On Friday, the board of directors at the massive pension fund adopted their actuarial valuation. This report stated that the pension fund’s funding gap had only increased to $56 billion, or about a $15.5 billion increase from the previous year.
This 37% increase in unfunded liability was lauded as an achievement.
Today, it was released that Christopher Ailman, CalSTRS CIO, would be receiving the Large Public Fund Manager of the Year from Institutional Investor Magazine.
So as I said, it’s been a fascinating week at CalSTRS.
The CalSTRS release regarding its new actuarial valuation mentions that the $15.5 billion increase was smaller than expected. Last year, it was assumed that this year’s gap would increase by $17 billion. However, any actualized gains were more than offset by the losses that the fund has suffered in recent years.
It wasn’t just recent years losses that affected the funding gap. This year, CalSTRS adjusted its expected rate of return (or assumption rate) from 8% to 7.75%. It was a move that could help the future funding status of the pension closer reflect reality, but critics would say that even 7.75% is dangerously optimistic.

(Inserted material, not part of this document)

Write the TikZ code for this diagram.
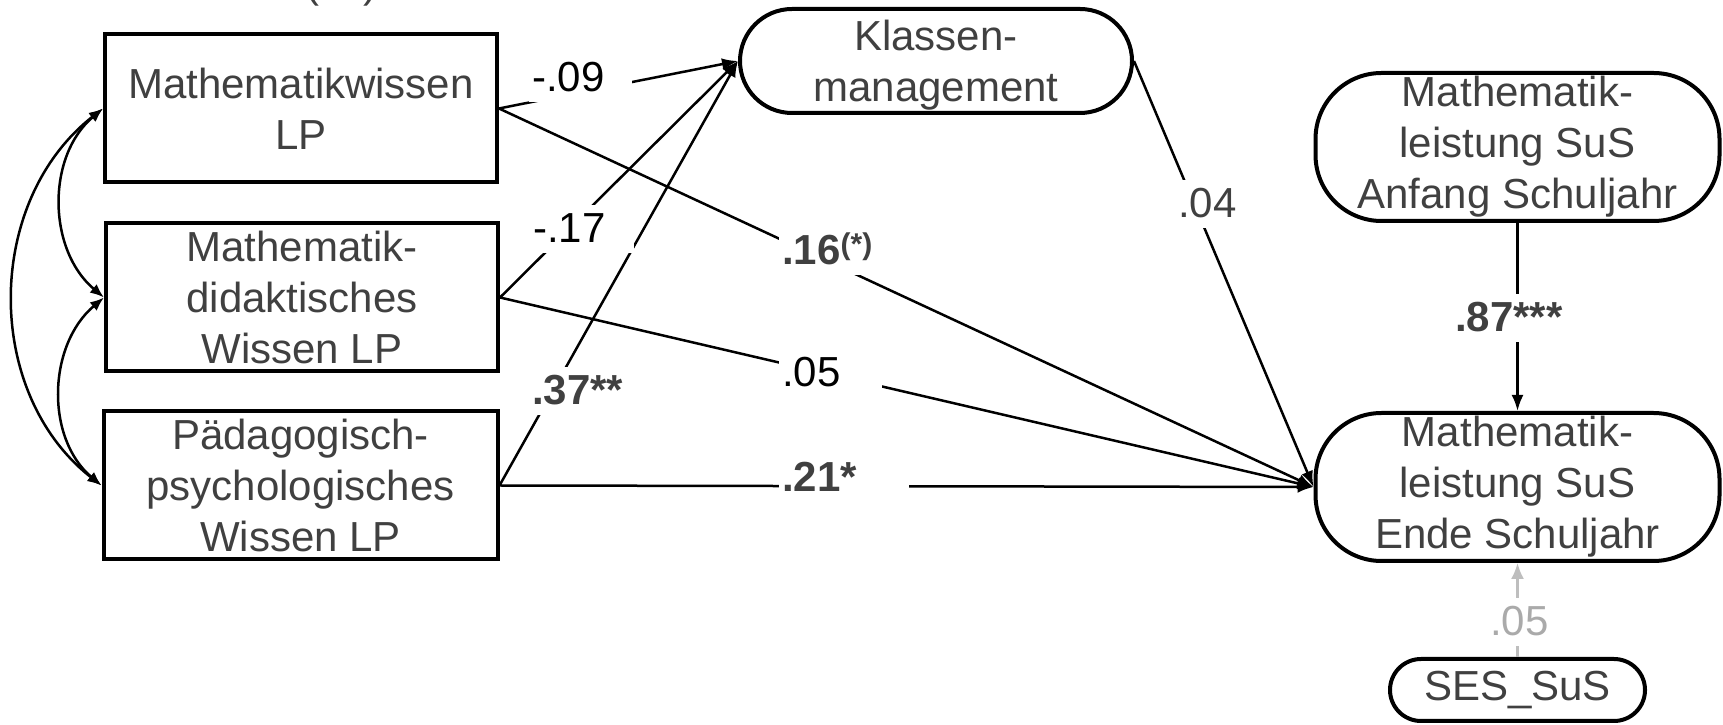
\documentclass[tikz,border=0pt]{standalone}
\usepackage{fontspec}
\setmainfont{Liberation Sans}
\usetikzlibrary{arrows.meta}
\definecolor{txtgray}{RGB}{64,64,64}
\definecolor{sesline}{RGB}{190,190,190}
\definecolor{seslab}{RGB}{170,170,170}
\begin{document}
\begin{tikzpicture}[x=1pt,y=1pt,
  every node/.style={font=\fontsize{42}{51}\selectfont},
  box/.style={draw, line width=4pt, inner sep=0pt, align=center, text=txtgray,
    minimum width=392pt, minimum height=148pt},
  pill/.style={draw, line width=4pt, inner sep=0pt, align=center, text=txtgray},
  conn/.style={line width=2.5pt, -{Latex[length=16pt,width=12pt]}},
  cov/.style={line width=2.5pt, {Latex[length=14pt,width=11pt]}-{Latex[length=14pt,width=11pt]}},
  lab/.style={fill=white, inner xsep=3pt, inner ysep=1pt, text height=37pt, text depth=9pt, anchor=base west},
]
\useasboundingbox (0,0) rectangle (1723,725);

% nodes
\node[box] (b1) at (301,616.5) {Mathematikwissen\\LP};
\node[box] (b2) at (302,427.5) {Mathematik-\\didaktisches\\Wissen LP};
\node[box, minimum width=394pt] (b3) at (300.5,239.5) {Pädagogisch-\\psychologisches\\Wissen LP};
\node[pill, minimum width=392pt, minimum height=104pt, rounded corners=52pt] (km) at (936,664) {\rule{0pt}{38pt}Klassen-\\management};
\node[pill, minimum width=404pt, minimum height=148pt, rounded corners=66pt] (an) at (1517.5,578) {Mathematik-\\leistung SuS\\Anfang Schuljahr};
\node[pill, minimum width=404pt, minimum height=148pt, rounded corners=66pt] (en) at (1517.5,238) {Mathematik-\\leistung SuS\\Ende Schuljahr};
\node[pill, minimum width=255pt, minimum height=62pt, rounded corners=31pt] (ses) at (1517.5,35) {SES\_SuS};

% paths
\draw[conn] (b1.east) -- (km.west);
\draw[conn] (b2.east) -- (km.west);
\draw[conn] (b3.east) -- (km.west);
\draw[conn] (b1.east) -- (en.west);
\draw[conn] (b2.east) -- (en.west);
\draw[conn] (b3.east) -- (en.west);
\draw[conn] (km.east) -- (en.west);
\draw[conn] (an.south) -- (en.north);
\draw[line width=2.2pt, draw=sesline, -{Latex[length=16pt,width=13pt]}] (ses.north) -- (en.south);

% covariances
\draw[cov] (b1.west) to[out=220,in=140] (b2.west);
\draw[cov] (b2.west) to[out=220,in=140] (b3.west);
\draw[cov] (b1.west) to[out=218,in=142,looseness=1.02] (b3.west);

% labels
\node[lab] (l1) at (529,633) {\makebox[97pt][l]{-.09}};
\node[lab] (l2) at (530,482) {\makebox[98pt][l]{-.17}};
\node[lab, text=txtgray] (l3) at (529,320) {\makebox[97pt][l]{\bfseries .37**}};
\node[lab, text=txtgray] (l4) at (779,460) {\makebox[97pt][l]{\bfseries .16\raisebox{10pt}{\fontsize{30}{34}\selectfont (*)}}};
\node[lab] (l5) at (779,338) {\makebox[97pt][l]{.05}};
\node[lab, text=txtgray] (l6) at (779,233) {\makebox[124pt][l]{\bfseries .21*}};
\node[lab, text=txtgray] (l7) at (1175,507) {.04};
\node[lab, text=txtgray] (l8) at (1452,393) {\bfseries .87***};
\node[lab, text=seslab] (l9) at (1487,89) {.05};

% cut-off fragment at top
\node[text=txtgray, anchor=base, inner sep=0pt] (frag) at (341.5,727) {(\hspace{45pt})};
\end{tikzpicture}
\end{document}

The fund also increased its inflation assumption from 3% to 3.25%, which also impacted the gap.
It should be noted that last year, the pension fund did experience more than a 12% return on its investments, which has helped buoy their depleted accounts, but the continued shortfalls have increased the state’s contributions. According to the Bloomberg News, the actual state contributions will increase by 20% in the upcoming fiscal year, to $688 million.
Those kinds of increases and contributions would only add further fuel to the fire of the proponents of pension reform.
CalSTRS statement detailing the actuarial valuation gave a slight nod towards those calling for pension reform. In the statement CalSTRS CEO Jack Ehnes said. “While our recent gains are helpful in the short term, the larger situation underscores the need to recognize that the funding issues facing CalSTRS are primarily the result of the unprecedented collapse in the markets. It also speaks to the importance that the Legislature develop a gradual and predictable funding solution that is fair to the state’s taxpayers, its educators, and their employers.”